START DATA RECORDS

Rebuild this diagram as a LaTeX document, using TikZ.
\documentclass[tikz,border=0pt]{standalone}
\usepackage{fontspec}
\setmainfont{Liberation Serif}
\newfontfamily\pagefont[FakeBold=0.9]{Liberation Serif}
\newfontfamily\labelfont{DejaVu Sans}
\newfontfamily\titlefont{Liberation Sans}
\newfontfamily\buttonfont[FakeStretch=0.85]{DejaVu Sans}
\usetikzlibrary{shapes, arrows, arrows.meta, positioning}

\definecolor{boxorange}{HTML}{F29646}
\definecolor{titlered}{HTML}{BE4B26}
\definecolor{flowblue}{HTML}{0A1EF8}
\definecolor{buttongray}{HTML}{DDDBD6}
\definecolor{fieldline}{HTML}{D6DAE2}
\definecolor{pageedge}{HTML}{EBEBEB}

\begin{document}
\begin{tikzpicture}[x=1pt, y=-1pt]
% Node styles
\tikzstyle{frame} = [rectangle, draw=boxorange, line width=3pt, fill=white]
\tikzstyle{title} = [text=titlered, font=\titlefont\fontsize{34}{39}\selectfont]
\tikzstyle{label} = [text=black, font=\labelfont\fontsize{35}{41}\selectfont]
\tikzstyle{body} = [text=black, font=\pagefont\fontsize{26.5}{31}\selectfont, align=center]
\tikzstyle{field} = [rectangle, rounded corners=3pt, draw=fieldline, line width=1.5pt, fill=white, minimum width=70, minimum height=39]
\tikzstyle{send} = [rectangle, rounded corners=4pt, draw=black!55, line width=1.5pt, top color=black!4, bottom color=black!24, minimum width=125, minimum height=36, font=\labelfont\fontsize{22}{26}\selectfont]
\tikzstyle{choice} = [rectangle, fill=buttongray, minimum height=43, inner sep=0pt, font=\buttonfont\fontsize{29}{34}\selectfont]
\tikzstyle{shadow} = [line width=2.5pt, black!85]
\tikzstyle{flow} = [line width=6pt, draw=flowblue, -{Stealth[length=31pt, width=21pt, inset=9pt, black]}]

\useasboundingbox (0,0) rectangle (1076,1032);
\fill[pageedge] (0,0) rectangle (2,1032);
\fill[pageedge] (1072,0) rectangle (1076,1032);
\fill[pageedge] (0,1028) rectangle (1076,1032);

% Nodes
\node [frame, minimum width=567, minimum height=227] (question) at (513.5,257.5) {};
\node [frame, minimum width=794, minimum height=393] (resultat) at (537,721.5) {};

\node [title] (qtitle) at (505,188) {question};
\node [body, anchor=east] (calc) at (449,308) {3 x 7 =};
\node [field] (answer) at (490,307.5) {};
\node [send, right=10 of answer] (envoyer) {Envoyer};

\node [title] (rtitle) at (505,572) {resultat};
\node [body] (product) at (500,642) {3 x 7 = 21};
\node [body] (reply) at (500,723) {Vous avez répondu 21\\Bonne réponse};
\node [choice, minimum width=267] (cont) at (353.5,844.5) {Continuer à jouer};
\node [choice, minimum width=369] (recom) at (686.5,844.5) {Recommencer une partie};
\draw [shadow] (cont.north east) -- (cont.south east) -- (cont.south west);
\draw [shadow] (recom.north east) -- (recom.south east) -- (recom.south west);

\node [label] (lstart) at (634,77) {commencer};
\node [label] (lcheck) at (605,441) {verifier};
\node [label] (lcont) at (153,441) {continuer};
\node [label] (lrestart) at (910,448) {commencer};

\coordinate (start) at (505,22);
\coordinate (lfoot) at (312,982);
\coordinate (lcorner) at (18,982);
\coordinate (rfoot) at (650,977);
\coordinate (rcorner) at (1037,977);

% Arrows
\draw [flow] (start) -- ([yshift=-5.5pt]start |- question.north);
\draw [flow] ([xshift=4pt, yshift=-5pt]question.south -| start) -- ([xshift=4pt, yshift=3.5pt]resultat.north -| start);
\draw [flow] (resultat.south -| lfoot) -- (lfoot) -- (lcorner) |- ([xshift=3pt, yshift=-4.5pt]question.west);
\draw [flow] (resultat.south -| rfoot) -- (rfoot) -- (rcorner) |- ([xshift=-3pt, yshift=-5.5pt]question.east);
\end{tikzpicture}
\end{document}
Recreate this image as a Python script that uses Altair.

END DATA RECORDS

■ **GOAL OF THE EXERCISE**
Wherever "this" shows up in a line, copy that line.

■ **EXPECTED OUTPUT**
Rebuild this diagram as a LaTeX document, using TikZ.
Recreate this image as a Python script that uses Altair.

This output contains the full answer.